**STATED PROBLEM:** Where does the string "this" appear? Copy every line of the entries below that holds it.

**INPUT RECORDS:**

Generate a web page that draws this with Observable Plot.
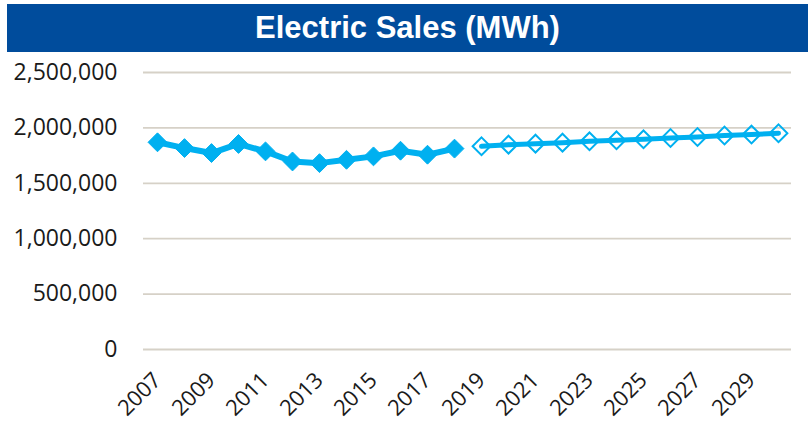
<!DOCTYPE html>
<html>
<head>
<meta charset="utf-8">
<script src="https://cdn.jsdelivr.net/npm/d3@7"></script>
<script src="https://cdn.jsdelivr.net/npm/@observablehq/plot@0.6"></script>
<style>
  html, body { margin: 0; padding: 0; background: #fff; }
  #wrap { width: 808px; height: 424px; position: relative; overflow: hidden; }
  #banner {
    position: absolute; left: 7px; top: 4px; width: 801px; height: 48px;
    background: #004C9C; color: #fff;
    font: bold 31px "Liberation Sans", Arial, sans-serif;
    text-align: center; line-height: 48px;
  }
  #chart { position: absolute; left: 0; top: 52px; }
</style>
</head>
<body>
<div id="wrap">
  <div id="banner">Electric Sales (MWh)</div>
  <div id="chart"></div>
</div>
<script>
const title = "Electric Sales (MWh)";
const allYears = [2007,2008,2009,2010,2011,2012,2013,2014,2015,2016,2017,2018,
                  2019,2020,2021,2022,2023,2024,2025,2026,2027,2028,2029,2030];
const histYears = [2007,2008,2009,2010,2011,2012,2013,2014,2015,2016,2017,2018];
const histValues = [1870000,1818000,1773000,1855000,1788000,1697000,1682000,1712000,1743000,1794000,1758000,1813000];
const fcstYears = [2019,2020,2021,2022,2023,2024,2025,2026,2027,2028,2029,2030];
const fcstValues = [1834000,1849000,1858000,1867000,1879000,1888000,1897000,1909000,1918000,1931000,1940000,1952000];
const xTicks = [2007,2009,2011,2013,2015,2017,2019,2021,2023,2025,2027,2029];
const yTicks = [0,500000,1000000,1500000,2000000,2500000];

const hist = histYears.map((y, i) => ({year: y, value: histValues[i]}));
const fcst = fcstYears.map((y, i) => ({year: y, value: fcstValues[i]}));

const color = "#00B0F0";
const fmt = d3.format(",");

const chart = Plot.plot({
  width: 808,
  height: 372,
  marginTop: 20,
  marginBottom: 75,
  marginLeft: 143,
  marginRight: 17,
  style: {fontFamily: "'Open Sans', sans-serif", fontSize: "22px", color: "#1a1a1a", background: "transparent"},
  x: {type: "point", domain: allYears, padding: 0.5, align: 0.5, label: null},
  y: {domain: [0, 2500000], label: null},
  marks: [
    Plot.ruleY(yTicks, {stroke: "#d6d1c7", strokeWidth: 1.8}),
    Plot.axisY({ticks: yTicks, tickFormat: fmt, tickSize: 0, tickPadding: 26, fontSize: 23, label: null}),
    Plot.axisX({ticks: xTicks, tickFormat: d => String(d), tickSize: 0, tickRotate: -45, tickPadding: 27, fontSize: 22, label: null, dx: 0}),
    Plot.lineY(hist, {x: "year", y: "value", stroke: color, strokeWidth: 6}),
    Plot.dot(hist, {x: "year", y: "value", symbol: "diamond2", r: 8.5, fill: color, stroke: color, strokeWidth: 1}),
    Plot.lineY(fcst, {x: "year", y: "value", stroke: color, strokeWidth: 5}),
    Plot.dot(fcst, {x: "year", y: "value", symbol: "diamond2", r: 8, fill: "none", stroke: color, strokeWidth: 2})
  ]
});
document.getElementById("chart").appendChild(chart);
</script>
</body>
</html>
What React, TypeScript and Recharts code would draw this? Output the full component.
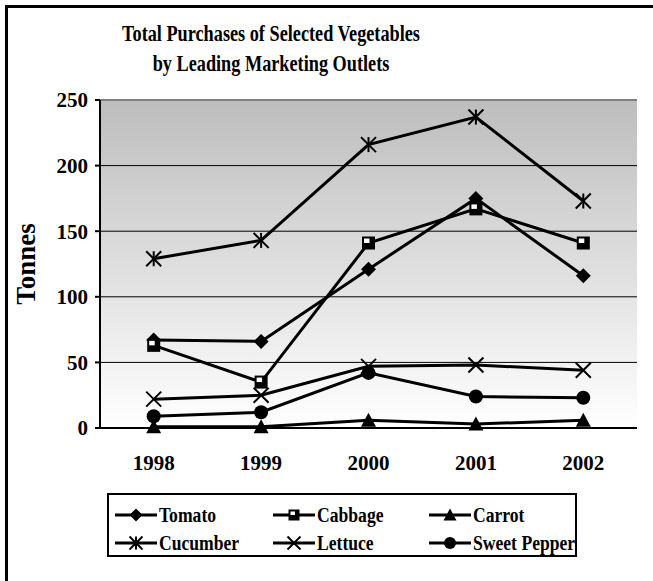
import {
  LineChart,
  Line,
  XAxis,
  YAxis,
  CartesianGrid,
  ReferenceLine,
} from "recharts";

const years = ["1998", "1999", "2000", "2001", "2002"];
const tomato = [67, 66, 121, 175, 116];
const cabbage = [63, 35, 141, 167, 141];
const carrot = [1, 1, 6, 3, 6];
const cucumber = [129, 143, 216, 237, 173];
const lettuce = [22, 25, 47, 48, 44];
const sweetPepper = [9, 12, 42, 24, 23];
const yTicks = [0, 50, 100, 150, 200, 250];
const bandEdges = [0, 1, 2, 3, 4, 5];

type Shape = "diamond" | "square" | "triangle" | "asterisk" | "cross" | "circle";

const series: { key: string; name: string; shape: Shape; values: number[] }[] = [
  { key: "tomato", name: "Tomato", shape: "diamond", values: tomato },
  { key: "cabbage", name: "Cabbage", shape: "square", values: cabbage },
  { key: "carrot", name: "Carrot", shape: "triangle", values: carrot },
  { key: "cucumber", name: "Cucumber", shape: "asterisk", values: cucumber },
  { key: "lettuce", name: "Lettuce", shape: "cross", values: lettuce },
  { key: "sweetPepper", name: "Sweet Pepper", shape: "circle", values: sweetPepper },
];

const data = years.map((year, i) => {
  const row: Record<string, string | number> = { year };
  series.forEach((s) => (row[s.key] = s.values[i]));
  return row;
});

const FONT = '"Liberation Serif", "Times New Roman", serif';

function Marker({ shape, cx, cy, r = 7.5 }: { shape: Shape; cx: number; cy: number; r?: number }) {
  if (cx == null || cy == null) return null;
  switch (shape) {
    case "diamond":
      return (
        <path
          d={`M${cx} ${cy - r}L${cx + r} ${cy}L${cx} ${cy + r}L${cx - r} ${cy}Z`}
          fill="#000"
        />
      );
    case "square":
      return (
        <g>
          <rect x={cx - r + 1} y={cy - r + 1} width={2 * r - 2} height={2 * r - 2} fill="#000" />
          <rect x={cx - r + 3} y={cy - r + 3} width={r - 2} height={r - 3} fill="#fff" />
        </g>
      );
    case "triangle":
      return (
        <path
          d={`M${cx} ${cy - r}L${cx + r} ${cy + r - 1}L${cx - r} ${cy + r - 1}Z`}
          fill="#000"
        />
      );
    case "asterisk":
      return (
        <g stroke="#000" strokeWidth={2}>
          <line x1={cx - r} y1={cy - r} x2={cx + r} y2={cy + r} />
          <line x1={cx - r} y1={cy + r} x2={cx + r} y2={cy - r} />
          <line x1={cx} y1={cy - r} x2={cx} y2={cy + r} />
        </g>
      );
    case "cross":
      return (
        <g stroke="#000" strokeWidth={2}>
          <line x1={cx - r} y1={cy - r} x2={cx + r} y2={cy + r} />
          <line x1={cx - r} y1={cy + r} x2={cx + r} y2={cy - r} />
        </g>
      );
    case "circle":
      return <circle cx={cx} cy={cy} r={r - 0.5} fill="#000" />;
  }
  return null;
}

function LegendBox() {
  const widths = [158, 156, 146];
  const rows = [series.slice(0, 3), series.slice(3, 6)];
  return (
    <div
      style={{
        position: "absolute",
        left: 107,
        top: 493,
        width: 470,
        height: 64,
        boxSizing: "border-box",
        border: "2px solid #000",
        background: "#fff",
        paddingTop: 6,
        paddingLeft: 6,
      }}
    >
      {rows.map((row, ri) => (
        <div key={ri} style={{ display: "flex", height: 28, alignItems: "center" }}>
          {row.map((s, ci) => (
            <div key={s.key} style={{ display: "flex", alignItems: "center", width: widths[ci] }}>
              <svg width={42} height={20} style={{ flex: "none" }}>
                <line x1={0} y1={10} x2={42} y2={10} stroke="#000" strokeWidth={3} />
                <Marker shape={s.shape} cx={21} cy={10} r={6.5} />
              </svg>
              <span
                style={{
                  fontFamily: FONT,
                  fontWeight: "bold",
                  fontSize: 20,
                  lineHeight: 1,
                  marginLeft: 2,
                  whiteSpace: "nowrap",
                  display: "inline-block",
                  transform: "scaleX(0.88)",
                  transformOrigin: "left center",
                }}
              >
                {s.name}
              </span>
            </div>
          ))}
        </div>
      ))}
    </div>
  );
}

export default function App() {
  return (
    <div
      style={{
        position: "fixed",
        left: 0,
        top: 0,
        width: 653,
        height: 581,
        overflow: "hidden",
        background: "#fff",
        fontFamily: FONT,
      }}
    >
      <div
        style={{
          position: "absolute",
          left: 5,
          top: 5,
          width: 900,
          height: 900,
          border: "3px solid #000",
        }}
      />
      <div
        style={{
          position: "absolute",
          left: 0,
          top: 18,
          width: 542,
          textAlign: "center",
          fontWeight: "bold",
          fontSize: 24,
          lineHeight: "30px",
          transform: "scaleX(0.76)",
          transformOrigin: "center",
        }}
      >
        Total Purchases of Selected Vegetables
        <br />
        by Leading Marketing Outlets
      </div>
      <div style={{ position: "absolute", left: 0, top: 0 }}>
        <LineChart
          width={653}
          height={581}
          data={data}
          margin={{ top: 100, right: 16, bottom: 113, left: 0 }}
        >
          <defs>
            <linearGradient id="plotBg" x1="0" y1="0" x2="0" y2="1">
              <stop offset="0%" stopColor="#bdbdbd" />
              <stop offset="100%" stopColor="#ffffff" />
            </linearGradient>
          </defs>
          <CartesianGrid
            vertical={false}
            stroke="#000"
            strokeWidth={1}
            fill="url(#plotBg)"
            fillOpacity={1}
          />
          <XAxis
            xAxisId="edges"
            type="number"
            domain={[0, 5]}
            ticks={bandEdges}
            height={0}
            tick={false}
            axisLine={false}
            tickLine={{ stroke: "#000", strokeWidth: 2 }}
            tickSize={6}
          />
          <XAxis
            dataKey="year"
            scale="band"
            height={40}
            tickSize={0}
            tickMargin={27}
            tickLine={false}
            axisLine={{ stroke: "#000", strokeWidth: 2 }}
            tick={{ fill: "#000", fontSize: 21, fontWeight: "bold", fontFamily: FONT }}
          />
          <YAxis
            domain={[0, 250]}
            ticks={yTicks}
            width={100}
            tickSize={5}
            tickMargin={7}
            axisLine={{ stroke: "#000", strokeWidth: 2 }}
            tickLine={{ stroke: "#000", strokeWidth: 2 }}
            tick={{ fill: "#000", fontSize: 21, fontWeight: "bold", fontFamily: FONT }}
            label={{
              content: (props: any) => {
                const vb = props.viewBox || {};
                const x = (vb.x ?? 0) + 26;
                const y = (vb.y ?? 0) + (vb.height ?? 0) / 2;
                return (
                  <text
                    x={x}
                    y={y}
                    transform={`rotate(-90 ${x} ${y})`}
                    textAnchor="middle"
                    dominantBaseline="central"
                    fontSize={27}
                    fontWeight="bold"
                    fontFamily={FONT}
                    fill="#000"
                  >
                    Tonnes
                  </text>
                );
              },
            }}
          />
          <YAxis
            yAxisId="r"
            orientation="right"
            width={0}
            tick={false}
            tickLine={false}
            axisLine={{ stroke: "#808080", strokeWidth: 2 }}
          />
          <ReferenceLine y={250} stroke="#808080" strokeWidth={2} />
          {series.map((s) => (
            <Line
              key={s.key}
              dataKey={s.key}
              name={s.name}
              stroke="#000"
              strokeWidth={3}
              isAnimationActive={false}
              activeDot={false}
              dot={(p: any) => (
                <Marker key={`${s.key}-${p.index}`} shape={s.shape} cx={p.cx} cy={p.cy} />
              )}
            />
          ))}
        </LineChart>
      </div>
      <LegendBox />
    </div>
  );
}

**OUTPUT OF THE EXERCISE:**
Generate a web page that draws this with Observable Plot.
What React, TypeScript and Recharts code would draw this? Output the full component.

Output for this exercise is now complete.